Each Spark partition writes its rows into dedicated temporary staging tables using multi-row INSERT INTO … VALUES statements. Staging tables are truncated before each write, so if Spark retries a task, the data is cleanly re-inserted with no duplicates.

The multi-threaded strategy parallelizes this step by having each partition use multiple writer threads, each writing to its own staging table.

Phase 2: Atomic merge

After all partitions complete, the driver merges every staging table into the target in a single atomic transaction. This approach guarantees that either all data lands in the target table or none does. All staging tables are cleaned up automatically.

Choose a strategy

Use the following guidance to choose a strategy:

  • Start with MULTI_THREAD_NO_DUPLICATES_BATCH_INSERT. It's the default in private link environments and provides the best throughput.
  • Switch to NO_DUPLICATES_BATCH_INSERT if you encounter executor OutOfMemoryErrors. This strategy streams rows without buffering entire partitions, trading throughput for lower memory usage.
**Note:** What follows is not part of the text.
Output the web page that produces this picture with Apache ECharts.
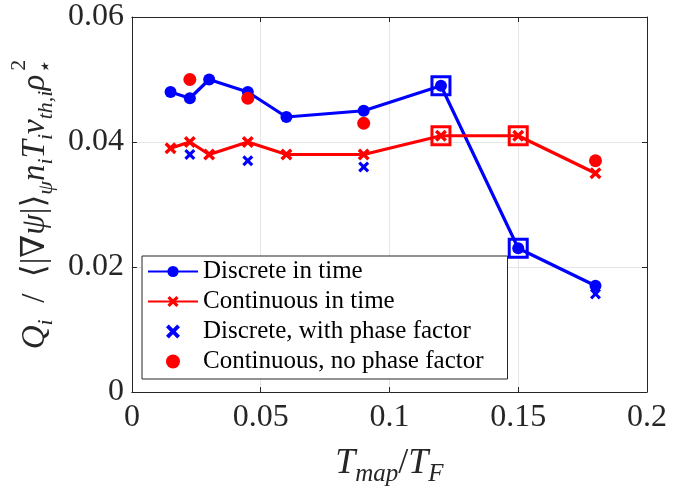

Both strategies provide identical zero-duplicate guarantees.

Increase writer threads for faster writes

You can increase throughput by increasing writer threads per Spark task.

df.write \
  .mode("overwrite") \
  .option("writeStrategy", "MULTI_THREAD_NO_DUPLICATES_BATCH_INSERT") \
  .option("writerThreadsPerTask", "5") \
  .synapsesql("<warehouse name>.<schema name>.<table name>")
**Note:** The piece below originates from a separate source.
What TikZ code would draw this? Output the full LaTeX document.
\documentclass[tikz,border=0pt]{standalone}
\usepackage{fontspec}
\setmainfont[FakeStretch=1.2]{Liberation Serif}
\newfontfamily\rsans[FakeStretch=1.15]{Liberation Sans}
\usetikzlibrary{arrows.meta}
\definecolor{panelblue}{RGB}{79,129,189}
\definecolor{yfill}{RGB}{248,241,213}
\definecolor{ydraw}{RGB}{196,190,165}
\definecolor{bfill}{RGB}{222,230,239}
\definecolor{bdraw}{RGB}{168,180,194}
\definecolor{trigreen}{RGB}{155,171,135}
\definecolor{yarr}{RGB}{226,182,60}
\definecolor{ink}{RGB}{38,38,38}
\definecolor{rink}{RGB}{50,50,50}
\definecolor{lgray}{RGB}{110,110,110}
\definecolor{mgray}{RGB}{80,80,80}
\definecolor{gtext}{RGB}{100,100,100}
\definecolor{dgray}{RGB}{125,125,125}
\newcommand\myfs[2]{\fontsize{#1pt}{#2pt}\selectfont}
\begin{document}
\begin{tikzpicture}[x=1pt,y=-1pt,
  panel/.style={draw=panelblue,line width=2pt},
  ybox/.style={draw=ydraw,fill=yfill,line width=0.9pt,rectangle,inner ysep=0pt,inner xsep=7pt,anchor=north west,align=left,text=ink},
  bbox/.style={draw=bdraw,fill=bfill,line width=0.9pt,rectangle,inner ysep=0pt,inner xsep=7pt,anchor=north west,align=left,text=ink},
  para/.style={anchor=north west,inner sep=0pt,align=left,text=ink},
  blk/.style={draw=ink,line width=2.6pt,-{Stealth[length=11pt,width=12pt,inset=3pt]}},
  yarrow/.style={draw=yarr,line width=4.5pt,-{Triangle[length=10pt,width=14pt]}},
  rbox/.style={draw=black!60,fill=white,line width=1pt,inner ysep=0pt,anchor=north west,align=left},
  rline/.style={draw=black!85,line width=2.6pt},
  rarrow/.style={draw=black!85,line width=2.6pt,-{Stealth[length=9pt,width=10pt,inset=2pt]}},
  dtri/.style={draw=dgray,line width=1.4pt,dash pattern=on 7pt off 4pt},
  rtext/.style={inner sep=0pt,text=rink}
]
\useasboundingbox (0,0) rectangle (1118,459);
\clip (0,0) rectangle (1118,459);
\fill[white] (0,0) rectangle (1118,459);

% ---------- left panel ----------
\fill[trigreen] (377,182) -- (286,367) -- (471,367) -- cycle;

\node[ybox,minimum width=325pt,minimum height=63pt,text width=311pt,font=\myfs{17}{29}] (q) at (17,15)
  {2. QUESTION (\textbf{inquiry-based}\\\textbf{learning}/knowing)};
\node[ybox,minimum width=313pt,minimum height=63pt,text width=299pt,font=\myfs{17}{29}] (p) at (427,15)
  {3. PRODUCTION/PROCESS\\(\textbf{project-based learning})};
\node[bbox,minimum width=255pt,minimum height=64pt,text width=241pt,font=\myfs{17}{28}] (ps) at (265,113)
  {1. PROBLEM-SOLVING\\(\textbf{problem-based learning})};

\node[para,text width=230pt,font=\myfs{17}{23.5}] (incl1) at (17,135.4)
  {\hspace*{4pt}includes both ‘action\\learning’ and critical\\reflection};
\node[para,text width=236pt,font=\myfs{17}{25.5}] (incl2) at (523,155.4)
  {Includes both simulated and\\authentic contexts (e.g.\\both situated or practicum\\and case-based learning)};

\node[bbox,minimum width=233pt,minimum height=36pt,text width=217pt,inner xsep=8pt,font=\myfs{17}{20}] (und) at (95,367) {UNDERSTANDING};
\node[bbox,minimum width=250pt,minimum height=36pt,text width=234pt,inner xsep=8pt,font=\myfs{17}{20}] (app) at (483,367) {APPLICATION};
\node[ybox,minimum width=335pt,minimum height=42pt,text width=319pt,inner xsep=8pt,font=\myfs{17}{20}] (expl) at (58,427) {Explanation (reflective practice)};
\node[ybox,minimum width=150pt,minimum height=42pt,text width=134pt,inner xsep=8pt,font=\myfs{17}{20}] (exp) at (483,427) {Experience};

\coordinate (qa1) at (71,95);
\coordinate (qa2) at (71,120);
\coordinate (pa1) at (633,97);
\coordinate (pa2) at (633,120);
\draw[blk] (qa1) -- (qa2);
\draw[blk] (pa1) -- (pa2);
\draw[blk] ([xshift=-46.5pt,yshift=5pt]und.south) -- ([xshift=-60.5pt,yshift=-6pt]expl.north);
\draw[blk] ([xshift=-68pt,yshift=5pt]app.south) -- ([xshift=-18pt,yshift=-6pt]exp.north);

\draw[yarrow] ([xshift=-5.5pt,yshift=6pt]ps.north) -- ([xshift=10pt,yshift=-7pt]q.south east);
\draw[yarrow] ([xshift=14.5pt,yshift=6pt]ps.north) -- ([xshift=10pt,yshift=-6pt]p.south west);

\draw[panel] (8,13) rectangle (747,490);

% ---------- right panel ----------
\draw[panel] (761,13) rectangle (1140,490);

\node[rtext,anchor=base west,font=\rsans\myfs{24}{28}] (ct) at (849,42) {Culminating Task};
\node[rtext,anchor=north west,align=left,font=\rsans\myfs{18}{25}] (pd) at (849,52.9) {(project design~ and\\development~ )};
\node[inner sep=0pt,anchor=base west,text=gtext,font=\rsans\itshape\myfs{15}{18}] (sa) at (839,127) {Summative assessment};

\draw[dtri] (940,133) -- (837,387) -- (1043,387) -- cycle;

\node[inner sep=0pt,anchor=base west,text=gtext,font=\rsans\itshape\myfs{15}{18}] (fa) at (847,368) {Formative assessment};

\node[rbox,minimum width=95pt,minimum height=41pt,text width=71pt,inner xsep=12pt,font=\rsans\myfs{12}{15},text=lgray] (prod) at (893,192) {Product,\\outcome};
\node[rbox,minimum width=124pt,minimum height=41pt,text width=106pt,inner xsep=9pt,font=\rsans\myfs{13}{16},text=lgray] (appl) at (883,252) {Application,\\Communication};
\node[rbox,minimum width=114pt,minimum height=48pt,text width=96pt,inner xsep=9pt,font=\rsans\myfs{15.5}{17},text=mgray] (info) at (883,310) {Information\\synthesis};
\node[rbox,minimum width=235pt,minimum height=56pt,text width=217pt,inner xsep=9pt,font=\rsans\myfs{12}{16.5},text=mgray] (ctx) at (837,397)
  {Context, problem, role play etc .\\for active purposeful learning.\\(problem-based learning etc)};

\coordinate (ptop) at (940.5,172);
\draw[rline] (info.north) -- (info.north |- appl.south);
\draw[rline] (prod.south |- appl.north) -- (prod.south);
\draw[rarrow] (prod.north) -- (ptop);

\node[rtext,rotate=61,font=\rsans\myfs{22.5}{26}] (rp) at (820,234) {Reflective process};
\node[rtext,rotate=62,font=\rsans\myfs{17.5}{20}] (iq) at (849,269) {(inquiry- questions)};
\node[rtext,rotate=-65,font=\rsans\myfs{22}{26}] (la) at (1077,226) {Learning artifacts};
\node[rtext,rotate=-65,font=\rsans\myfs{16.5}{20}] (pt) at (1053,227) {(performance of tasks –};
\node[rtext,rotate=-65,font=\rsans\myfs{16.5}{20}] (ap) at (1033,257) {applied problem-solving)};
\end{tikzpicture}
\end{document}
The following table describes the configuration details for writer threads:

Setting Details
Default threads per task 3
Effect of more threads More concurrent JDBC connections to the warehouse
Consideration Higher executor memory usage; too many threads might cause OutOfMemoryErrors

Code examples

Write data with auto-detection

The following example writes a Spark DataFrame to a warehouse table. The connector automatically selects the appropriate write strategy.

from pyspark.sql.functions import concat, lit, col, current_timestamp

df = spark.range(100000).toDF("id") \
  .withColumn("name", concat(lit("user_"), col("id"))) \
  .withColumn("score", (col("id") % 100).cast("int"))

df.write \
  .mode("overwrite") \
  .synapsesql("<warehouse name>.<schema name>.<table name>")
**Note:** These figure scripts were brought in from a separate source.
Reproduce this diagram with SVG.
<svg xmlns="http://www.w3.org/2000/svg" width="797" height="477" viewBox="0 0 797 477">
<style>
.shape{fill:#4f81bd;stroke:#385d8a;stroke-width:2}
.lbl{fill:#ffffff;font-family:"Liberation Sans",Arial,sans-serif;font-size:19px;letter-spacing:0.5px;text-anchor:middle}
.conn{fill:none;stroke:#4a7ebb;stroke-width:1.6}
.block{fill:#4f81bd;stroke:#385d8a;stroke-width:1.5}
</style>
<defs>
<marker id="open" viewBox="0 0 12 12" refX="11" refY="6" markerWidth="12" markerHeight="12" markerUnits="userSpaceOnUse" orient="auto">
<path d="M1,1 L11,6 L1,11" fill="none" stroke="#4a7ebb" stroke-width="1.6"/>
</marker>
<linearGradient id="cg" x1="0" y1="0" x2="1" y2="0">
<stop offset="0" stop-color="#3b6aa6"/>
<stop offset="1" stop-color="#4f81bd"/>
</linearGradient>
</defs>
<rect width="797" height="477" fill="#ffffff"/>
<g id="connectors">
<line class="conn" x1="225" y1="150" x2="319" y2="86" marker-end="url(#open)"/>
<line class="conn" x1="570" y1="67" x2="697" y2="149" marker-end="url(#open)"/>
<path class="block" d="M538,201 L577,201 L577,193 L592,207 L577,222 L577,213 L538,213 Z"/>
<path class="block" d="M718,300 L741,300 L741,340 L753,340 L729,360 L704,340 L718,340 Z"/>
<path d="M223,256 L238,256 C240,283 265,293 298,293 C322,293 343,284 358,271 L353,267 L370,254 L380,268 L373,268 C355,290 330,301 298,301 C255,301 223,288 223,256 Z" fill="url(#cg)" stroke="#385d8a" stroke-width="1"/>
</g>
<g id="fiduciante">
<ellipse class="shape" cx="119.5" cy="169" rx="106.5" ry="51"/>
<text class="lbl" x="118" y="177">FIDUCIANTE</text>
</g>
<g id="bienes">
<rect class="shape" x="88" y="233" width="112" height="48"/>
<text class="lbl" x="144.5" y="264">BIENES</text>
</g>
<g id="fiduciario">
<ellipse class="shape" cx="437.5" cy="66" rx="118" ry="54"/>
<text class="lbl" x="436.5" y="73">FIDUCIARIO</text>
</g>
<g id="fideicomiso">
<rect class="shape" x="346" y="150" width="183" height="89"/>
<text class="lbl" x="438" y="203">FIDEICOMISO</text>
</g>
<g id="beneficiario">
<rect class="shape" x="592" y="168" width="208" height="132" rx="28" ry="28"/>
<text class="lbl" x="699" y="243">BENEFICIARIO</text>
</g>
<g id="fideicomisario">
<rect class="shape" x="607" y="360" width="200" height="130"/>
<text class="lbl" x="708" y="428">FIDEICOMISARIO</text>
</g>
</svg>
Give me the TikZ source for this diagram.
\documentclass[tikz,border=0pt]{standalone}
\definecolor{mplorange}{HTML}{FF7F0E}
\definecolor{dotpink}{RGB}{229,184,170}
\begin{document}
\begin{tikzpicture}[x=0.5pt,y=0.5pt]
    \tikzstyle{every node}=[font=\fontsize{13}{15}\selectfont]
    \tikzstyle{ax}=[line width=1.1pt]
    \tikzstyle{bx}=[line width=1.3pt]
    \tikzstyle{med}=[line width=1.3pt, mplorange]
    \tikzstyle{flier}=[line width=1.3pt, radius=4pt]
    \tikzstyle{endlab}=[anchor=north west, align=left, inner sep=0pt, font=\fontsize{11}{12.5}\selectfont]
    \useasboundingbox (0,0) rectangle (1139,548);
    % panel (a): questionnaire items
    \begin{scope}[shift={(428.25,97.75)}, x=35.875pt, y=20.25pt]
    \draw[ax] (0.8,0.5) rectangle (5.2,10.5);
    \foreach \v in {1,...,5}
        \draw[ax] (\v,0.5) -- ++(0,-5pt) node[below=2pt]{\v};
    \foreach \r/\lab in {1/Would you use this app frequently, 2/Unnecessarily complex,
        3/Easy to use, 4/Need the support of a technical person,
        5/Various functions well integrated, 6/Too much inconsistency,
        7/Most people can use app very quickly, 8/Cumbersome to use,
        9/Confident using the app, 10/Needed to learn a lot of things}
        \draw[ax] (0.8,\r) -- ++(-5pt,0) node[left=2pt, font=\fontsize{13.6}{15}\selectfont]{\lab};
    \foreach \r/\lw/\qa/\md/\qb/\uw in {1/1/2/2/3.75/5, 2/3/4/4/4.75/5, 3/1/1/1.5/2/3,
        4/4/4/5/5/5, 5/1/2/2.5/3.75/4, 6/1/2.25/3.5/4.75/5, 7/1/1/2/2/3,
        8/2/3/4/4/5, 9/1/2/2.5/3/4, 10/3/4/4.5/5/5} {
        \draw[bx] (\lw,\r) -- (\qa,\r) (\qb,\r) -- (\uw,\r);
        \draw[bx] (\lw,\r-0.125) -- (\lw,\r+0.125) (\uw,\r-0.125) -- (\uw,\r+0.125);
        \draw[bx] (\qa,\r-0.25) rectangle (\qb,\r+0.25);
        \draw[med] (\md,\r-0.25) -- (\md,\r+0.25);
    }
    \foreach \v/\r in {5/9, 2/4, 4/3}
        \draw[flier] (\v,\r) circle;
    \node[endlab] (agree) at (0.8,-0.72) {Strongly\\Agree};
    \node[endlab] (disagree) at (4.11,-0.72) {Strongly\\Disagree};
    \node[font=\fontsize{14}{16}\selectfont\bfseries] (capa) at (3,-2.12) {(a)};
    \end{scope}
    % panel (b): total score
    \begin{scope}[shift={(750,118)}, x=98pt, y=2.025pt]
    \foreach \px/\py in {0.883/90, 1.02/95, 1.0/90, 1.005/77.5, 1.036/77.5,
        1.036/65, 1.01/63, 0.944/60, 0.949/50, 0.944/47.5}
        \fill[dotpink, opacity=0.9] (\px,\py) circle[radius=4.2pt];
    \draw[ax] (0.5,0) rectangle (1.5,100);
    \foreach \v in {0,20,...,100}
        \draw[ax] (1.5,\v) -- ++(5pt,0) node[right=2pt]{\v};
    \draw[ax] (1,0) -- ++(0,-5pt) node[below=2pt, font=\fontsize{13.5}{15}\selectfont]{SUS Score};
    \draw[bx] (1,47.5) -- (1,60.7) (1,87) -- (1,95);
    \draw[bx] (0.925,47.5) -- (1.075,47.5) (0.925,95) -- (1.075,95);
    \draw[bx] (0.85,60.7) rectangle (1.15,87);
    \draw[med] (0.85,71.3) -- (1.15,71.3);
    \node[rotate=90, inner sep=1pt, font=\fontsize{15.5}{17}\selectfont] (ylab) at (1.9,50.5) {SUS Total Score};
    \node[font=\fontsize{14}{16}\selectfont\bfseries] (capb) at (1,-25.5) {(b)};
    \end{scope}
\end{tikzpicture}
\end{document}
Append data to an existing table

The following example appends new rows to an existing warehouse table:

newData = spark.createDataFrame([
  (1001, "Alice", 95),
  (1002, "Bob", 87),
  (1003, "Charlie", 92)
], ["id", "name", "score"])

newData.write \
  .mode("append") \
  .synapsesql("<warehouse name>.<schema name>.<table name>")

Write data at scale

The following example shows a large-scale write operation with repartitioning:

from pyspark.sql.functions import concat, lit, col, current_timestamp

bigDf = spark.range(10000000).repartition(16).toDF("id") \
  .withColumn("name", concat(lit("user_"), col("id"))) \
  .withColumn("city", lit("Seattle")) \
  .withColumn("age", (col("id") % 100).cast("int")) \
  .withColumn("salary", (col("id") * 1.5).cast("double")) \
  .withColumn("active", col("id") % 2 == 0) \
  .withColumn("created_at", current_timestamp())

bigDf.write \
  .mode("overwrite") \
  .synapsesql("<warehouse name>.<schema name>.<table name>")

Considerations

Currently, the connector with JDBC batch insert strategies:

  • Supports all DataFrame save modes (ErrorIfExists, Ignore, Overwrite, Append).
  • Is safe with Spark retries. Staging tables are truncated on retry.
  • Doesn't support update, delete, or upsert operations.